Some CH plate holders and Fuego owners may need to consider this; may have been done befor but anyway.
WASHINGTON - A consumer safety group is petitioning the federal government to require easy-to-read "born-on" dates for car and truck tires, citing 50 crashes resulting in 37 fatalities caused by older tires with very little wear and tear.
As part of a petition sent Friday to the National Highway Traffic Safety Administration, SRS Inc., a Massachusetts auto-safety research firm, provided analysis from crashes that involved different makes of tires by most leading manufacturers, including Continental, Dunlop, Firestone, General, Goodyear, Goodrich, Kelley, Michelin, Pirelli and Uniroyal.
According to Sean Kane, president of SRS, tire performance can start to degrade after six years - even if the tires have not been used - because of the rubber's age.
"It's an invisible hazard," Kane said. "The industry knows a lot about it, and they have recommendations that they've hidden from the public for years. Just about every other product, from food to paint, has an expiration date on it."

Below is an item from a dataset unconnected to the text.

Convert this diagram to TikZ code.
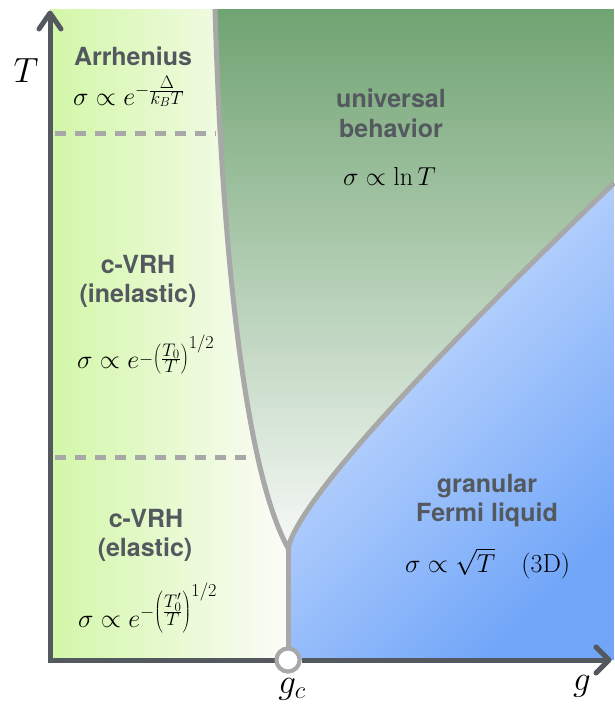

In many of the accidents documented by SRS, tires with little wear in the tread suddenly failed.
The Tyre Industry Council, a nonprofit organization in the United Kingdom that is funded by the tire industry and tire retailers to promote tire safety among consumers, warned in 2003 that motorists should replace tires that were more than 10 years old, regardless of wear.
The council said tire components dry with age and can separate. Anti-aging chemicals in tires are active only when a tire is in use, the council said. The council went on to say that spare tires, tires in storage or on a shelf, or tires that spend a long time on a trailer or a recreational vehicle run the risk of premature aging.
The British Rubber Manufacturers Association in 2001 issued a recommendation that "unused tyres should not be put into service if they are over 6 years old and that all tyres should be replaced after 10 years from the date of their manufacture."
Volkswagen AG, BMW AG, Toyota Motor Co.p. and Mercedes-Benz warn U.S. consumers about aging tires.
In its owner's manuals, Volkswagen warns motorists that old tires can fail in use, causing loss of vehicle control and personal injury. They are advised to replace tires after six years, regardless of wear.